Tuttavia il vero sogno di Ruppel è un altro. Sarà per l'imminente uscita di Insterstellar o la sua passione per Nolan, ma se avesse tutte le risorse del mondo per creare un gioco "sarebbe certamente un titolo di fantascienza; vorrei che fosse qualcosa in stile Nolan, qualcosa in grado di prendere un genere e stravolgerlo completamente, portarlo in luoghi dove non è mai stato, così come lui ha fatto con Batman".
D'altronde il rapporto tra film è videogiochi è ormai diventato bidirezionale. Se una volta gli art director videoludici saccheggiavano a piene mani inquadrature, stili, fotografia e situazioni dalle pellicole, adesso la tendenza sembra quasi invertita. "L'altro giorno ero su un aereo e stavo guardando Apes Revolution, e non potevo fare a meno di pensare che il setting e i costumi degli umani che abitavano questa San Francisco post apocalittica erano largamente ispirati a The Last of Us. Secondo me hanno studiato molto bene il nostro artbook!".
"C'è persino una scena in uno dei Transformers con un palazzo che crolla e si appoggia agli edifici adiacenti che è molto simile a un momento di Uncharted 2. Penso sia proprio arrivato il momento in cui sono i videogiochi a influenzare i film".
E sempre parlando di influenze, non si può non pensare che il Photo Mode di The Last of Us non sia inspirato a Instagram. "È un modo per combinare questo tipo di fotografia, particolarmente in voga negli ultimi anni, con un'ambientazione che nessuno di noi potrà mai vivere. O forse in un certo senso è anche un sistema per guardarsi dentro e capire che tipo di fotografo sei. Se ti dedichi a soggetti come cadaveri e scene orribili anziché giraffe e paesaggi, magari è meglio farsi qualche domanda", scherza Ruppel.
"D'altronde il Photo Mode è uno dei tanti motivi per cui ha avuto senso fare un'edizione Remastered.
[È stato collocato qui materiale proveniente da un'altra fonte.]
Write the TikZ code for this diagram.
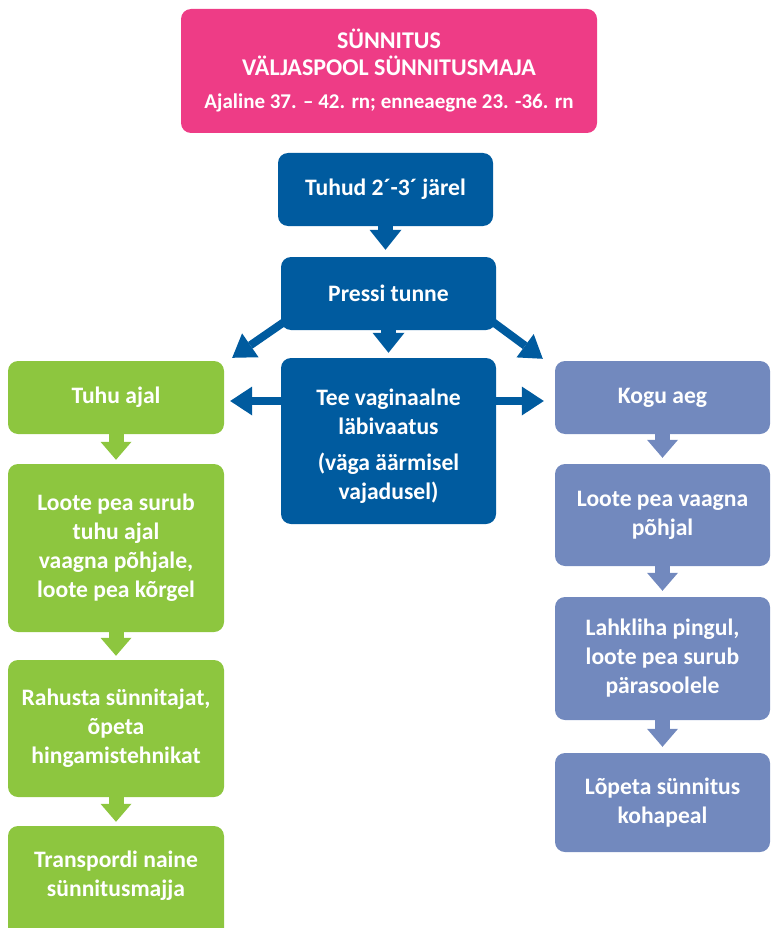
\documentclass[tikz,border=0pt]{standalone}
\usepackage{fontspec}
\setmainfont{Carlito}
\usetikzlibrary{arrows.meta}

\definecolor{rosa}{RGB}{238,60,134}
\definecolor{deepblue}{RGB}{0,91,159}
\definecolor{leaf}{RGB}{141,198,63}
\definecolor{slate}{RGB}{114,137,190}

\begin{document}
\begin{tikzpicture}[x=1pt,y=-1pt,
  box/.style={rounded corners=10pt, inner sep=0pt, text=white, align=center,
    font=\bfseries\fontsize{23.6}{29}\selectfont},
  titlebox/.style={box, fill=rosa, minimum width=416pt, minimum height=124pt},
  bluebox/.style={box, fill=deepblue, minimum width=215pt},
  greenbox/.style={box, fill=leaf, minimum width=216pt},
  slatebox/.style={box, fill=slate, minimum width=215pt},
  boxtext/.style={inner sep=0pt, text=white, align=center,
    font=\bfseries\fontsize{23.6}{29}\selectfont},
  downarrow/.style={line width=15pt, -{Triangle[width=31pt,length=18pt,line width=0pt]}},
  bluedown/.style={draw=deepblue, downarrow, -{Triangle[width=32pt,length=20pt,line width=0pt]}},
  greendown/.style={draw=leaf, downarrow},
  slatedown/.style={draw=slate, downarrow},
  bluepoint/.style={draw=deepblue, line width=8pt, -{Triangle[width=29pt,length=22pt,line width=0pt]}},
]
\useasboundingbox (0,0) rectangle (771,928);

% top banner
\node[titlebox, font=\bfseries\fontsize{24}{27}\selectfont] (title) at (389,71)
  {S\"UNNITUS\\V\"ALJASPOOL S\"UNNITUSMAJA\\[6pt]
  {\fontsize{21}{24}\selectfont Ajaline 37. – 42. rn; enneaegne 23. -36. rn}};

% central column
\node[bluebox, minimum height=73pt] (tuhud) at (385.5,189.5) {Tuhud 2´-3´ järel};
\node[bluebox, minimum height=73pt] (pressi) at (388.5,293.5) {Pressi tunne};
\node[bluebox, minimum height=166pt] (tee) at (388.5,441) {};
\node[boxtext] (teetext) at (388.5,446) {Tee vaginaalne\\läbivaatus\\[7pt](väga äärmisel\\vajadusel)};

% left column
\node[greenbox, minimum height=73pt] (g1) at (116,397.5) {Tuhu ajal};
\node[greenbox, minimum height=168pt] (g2) at (116,548) {Loote pea surub\\tuhu ajal\\vaagna põhjale,\\loote pea kõrgel};
\node[greenbox, minimum height=137pt] (g3) at (116,728.5) {Rahusta sünnitajat,\\õpeta\\hingamistehnikat};
\node[greenbox, minimum height=128pt] (g4) at (116,890) {};
\node[boxtext] (g4text) at (116,876) {Transpordi naine\\sünnitusmajja};

% right column
\node[slatebox, minimum height=73pt] (r1) at (662.5,397.5) {Kogu aeg};
\node[slatebox, minimum height=102pt] (r2) at (662.5,515) {Loote pea vaagna\\põhjal};
\node[slatebox, minimum height=123pt] (r3) at (662.5,658.5) {Lahkliha pingul,\\loote pea surub\\pärasoolele};
\node[slatebox, minimum height=99pt] (r4) at (662.5,802.5) {Lõpeta sünnitus\\kohapeal};

% central arrows
\draw[bluedown, shorten >=7pt] (tuhud.south) -- (tuhud.south |- pressi.north);
\draw[bluedown, shorten >=5pt] (pressi.south) -- (tee.north);
\draw[bluepoint] ([xshift=3pt,yshift=8pt]pressi.south west) -- ([xshift=8pt,yshift=3pt]g1.north east);
\draw[bluepoint] ([xshift=-3pt,yshift=8pt]pressi.south east) -- ([xshift=-12pt,yshift=2pt]r1.north west);
\coordinate (side) at (0,401);
\draw[bluepoint, shorten >=6pt] (tee.west |- side) -- (g1.east |- side);
\draw[bluepoint, shorten >=11pt] (tee.east |- side) -- (r1.west |- side);

% left column arrows
\draw[greendown, shorten >=4pt] (g1.south) -- (g2.north);
\draw[greendown, shorten >=4pt] (g2.south) -- (g3.north);
\draw[greendown, shorten >=4pt] (g3.south) -- (g4.north);

% right column arrows
\draw[slatedown, shorten >=6pt] (r1.south) -- (r2.north);
\draw[slatedown, shorten >=6pt] (r2.south) -- (r3.north);
\draw[slatedown, shorten >=6pt] (r3.south) -- (r4.north);
\end{tikzpicture}
\end{document}
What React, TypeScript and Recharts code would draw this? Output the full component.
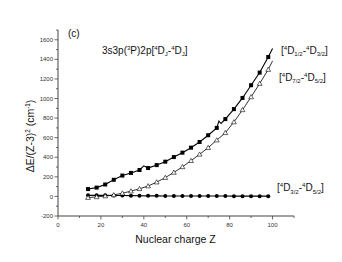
import React from "react";
import { LineChart, Line, XAxis, YAxis } from "recharts";

// ---- data ----
const MARK_Z = [14, 18, 22, 26, 30, 34, 38, 42, 46, 50, 54, 58, 62, 66, 70, 74, 78, 82, 86, 90, 94, 98];

// [4D1/2-4D3/2] (filled squares)
const SQ_MARK_VAL = [75, 90, 122, 170, 213, 240, 270, 290, 320, 355, 402, 447, 498, 556, 625, 700, 790, 892, 1006, 1136, 1265, 1424];
const SQ_LINE_Z = [14, 18, 22, 26, 30, 34, 38, 40, 42, 46, 50, 54, 58, 62, 66, 70, 74, 75, 76, 78, 82, 86, 90, 94, 98, 100];
const SQ_LINE_VAL = [75, 90, 122, 170, 213, 240, 270, 312, 290, 320, 355, 402, 447, 498, 556, 625, 700, 770, 745, 790, 892, 1006, 1136, 1265, 1424, 1510];

// [4D7/2-4D5/2] (open triangles)
const TRI_MARK_VAL = [-12, -5, 4, 15, 33, 54, 78, 106, 146, 192, 245, 302, 365, 430, 498, 575, 650, 760, 884, 1016, 1153, 1296];
const TRI_LINE_Z = [...MARK_Z, 100];
const TRI_LINE_VAL = [...TRI_MARK_VAL, 1384];

// [4D3/2-4D5/2] (filled circles)
const CIR_VAL = [11, 12, 11, 10, 9, 8, 7, 6, 6, 5, 5, 5, 4, 4, 4, 4, 4, 3, 3, 3, 3, 3];

const X_TICKS = [0, 10, 20, 30, 40, 50, 60, 70, 80, 90, 100, 110];
const Y_TICKS = [-200, -100, 0, 100, 200, 300, 400, 500, 600, 700, 800, 900, 1000, 1100, 1200, 1300, 1400, 1500, 1600, 1700];

const sqLine = SQ_LINE_Z.map((z, i) => ({ z, v: SQ_LINE_VAL[i] }));
const sqMarks = MARK_Z.map((z, i) => ({ z, v: SQ_MARK_VAL[i] }));
const triLine = TRI_LINE_Z.map((z, i) => ({ z, v: TRI_LINE_VAL[i] }));
const triMarks = MARK_Z.map((z, i) => ({ z, v: TRI_MARK_VAL[i] }));
const cirData = MARK_Z.map((z, i) => ({ z, v: CIR_VAL[i] }));

const FONT = "'Liberation Sans', Arial, sans-serif";
const AXIS_COLOR = "#444";

type Seg = [string, "n" | "u" | "d"];

function Rich({ x, y, segs, size, anchor = "start", transform }: any) {
  let shift = 0;
  const out: any[] = [];
  segs.forEach((s: Seg, i: number) => {
    const target = s[1] === "u" ? -0.38 * size : s[1] === "d" ? 0.25 * size : 0;
    const dy = target - shift;
    shift = target;
    out.push(
      <tspan key={i} dy={dy} fontSize={s[1] === "n" ? size : size * 0.6}>
        {s[0]}
      </tspan>
    );
  });
  return (
    <text x={x} y={y} fontFamily={FONT} fontSize={size} fill="#111" textAnchor={anchor} transform={transform}>
      {out}
    </text>
  );
}

const Square = (p: any) => {
  if (p.cx == null || p.cy == null) return null;
  return <rect key={p.index} x={p.cx - 2} y={p.cy - 2} width={4} height={4} fill="#000" />;
};
const Tri = (p: any) => {
  if (p.cx == null || p.cy == null) return null;
  const r = 2.4;
  return (
    <path
      key={p.index}
      d={`M${p.cx},${p.cy - r} L${p.cx + r},${p.cy + r * 0.75} L${p.cx - r},${p.cy + r * 0.75} Z`}
      fill="#fff"
      stroke="#000"
      strokeWidth={0.6}
    />
  );
};
const Circ = (p: any) => {
  if (p.cx == null || p.cy == null) return null;
  return <circle key={p.index} cx={p.cx} cy={p.cy} r={2} fill="#000" />;
};

const YTick = (p: any) => {
  const v = p.payload.value;
  const major = v % 200 === 0 && v !== 1700;
  return (
    <g>
      <line x1={p.x - (major ? 3.5 : 2)} x2={p.x} y1={p.y} y2={p.y} stroke={AXIS_COLOR} strokeWidth={0.8} />
      {major && (
        <text x={p.x - 5} y={p.y} dy={2.1} textAnchor="end" fontSize={6} fontFamily={FONT} fill="#333">
          {v}
        </text>
      )}
    </g>
  );
};

const XTick = (p: any) => {
  const v = p.payload.value;
  const major = v % 20 === 0;
  return (
    <g>
      <line x1={p.x} x2={p.x} y1={p.y} y2={p.y + (major ? 3.5 : 2)} stroke={AXIS_COLOR} strokeWidth={0.8} />
      {major && (
        <text x={p.x} y={p.y + 10.5} textAnchor="middle" fontSize={6} fontFamily={FONT} fill="#333">
          {v}
        </text>
      )}
    </g>
  );
};

export default function App() {
  return (
    <div style={{ position: "absolute", left: 0, top: 0, width: 342, height: 262, background: "#fff" }}>
      <LineChart width={342} height={262} margin={{ top: 30, right: 48, left: 0, bottom: 16 }}>
        <XAxis
          type="number"
          dataKey="z"
          domain={[0, 110]}
          ticks={X_TICKS}
          interval={0}
          tickSize={0}
          tickMargin={0}
          height={30}
          stroke={AXIS_COLOR}
          tick={<XTick />}
          allowDuplicatedCategory={false}
        />
        <YAxis
          type="number"
          domain={[-200, 1700]}
          ticks={Y_TICKS}
          interval={0}
          tickSize={0}
          tickMargin={0}
          width={58}
          stroke={AXIS_COLOR}
          tick={<YTick />}
        />
        <Line data={cirData} dataKey="v" stroke="#000" strokeWidth={1.1} dot={<Circ />} isAnimationActive={false} />
        <Line data={triLine} dataKey="v" stroke="#000" strokeWidth={0.8} dot={false} isAnimationActive={false} />
        <Line data={triMarks} dataKey="v" stroke="none" dot={<Tri />} isAnimationActive={false} />
        <Line data={sqLine} dataKey="v" stroke="#000" strokeWidth={1.1} dot={false} isAnimationActive={false} />
        <Line data={sqMarks} dataKey="v" stroke="none" dot={<Square />} isAnimationActive={false} />
      </LineChart>
      <svg width={342} height={262} style={{ position: "absolute", left: 0, top: 0, pointerEvents: "none" }}>
        <Rich x={68} y={36.5} size={10} segs={[["(c)", "n"]]} />
        <Rich
          x={102}
          y={53.5}
          size={10}
          segs={[
            ["3s3p(", "n"],
            ["3", "u"],
            ["P)2p[", "n"],
            ["4", "u"],
            ["D", "n"],
            ["J", "d"],
            ["-", "n"],
            ["4", "u"],
            ["D", "n"],
            ["J", "d"],
            ["]", "n"],
          ]}
        />
        <Rich
          x={281}
          y={53.5}
          size={10}
          segs={[
            ["[", "n"],
            ["4", "u"],
            ["D", "n"],
            ["1/2", "d"],
            ["-", "n"],
            ["4", "u"],
            ["D", "n"],
            ["3/2", "d"],
            ["]", "n"],
          ]}
        />
        <Rich
          x={279}
          y={80.5}
          size={10}
          segs={[
            ["[", "n"],
            ["4", "u"],
            ["D", "n"],
            ["7/2", "d"],
            ["-", "n"],
            ["4", "u"],
            ["D", "n"],
            ["5/2", "d"],
            ["]", "n"],
          ]}
        />
        <Rich
          x={277}
          y={191}
          size={10}
          segs={[
            ["[", "n"],
            ["4", "u"],
            ["D", "n"],
            ["3/2", "d"],
            ["-", "n"],
            ["4", "u"],
            ["D", "n"],
            ["5/2", "d"],
            ["]", "n"],
          ]}
        />
        <Rich x={175.5} y={243} size={10.5} anchor="middle" segs={[["Nuclear charge Z", "n"]]} />
        <Rich
          x={34}
          y={136}
          size={10.5}
          anchor="middle"
          transform="rotate(-90, 34, 136)"
          segs={[
            ["ΔE/(Z-3)", "n"],
            ["2", "u"],
            [" (cm", "n"],
            ["-1", "u"],
            [")", "n"],
          ]}
        />
      </svg>
    </div>
  );
}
Volevamo che il gioco fosse apprezzabile anche da chi possiede una console next-gen, che fosse ancora più bello, e adattarlo è stato un lavoro più lungo e complesso di quanto si possa pensare".
E molto complesso sarà anche Uncharted 4, su cui Ruppel si lascia sfuggire solo due commenti: "l'ambientazione sarà incredibile... e sarà un gioco molto, molto oscuro".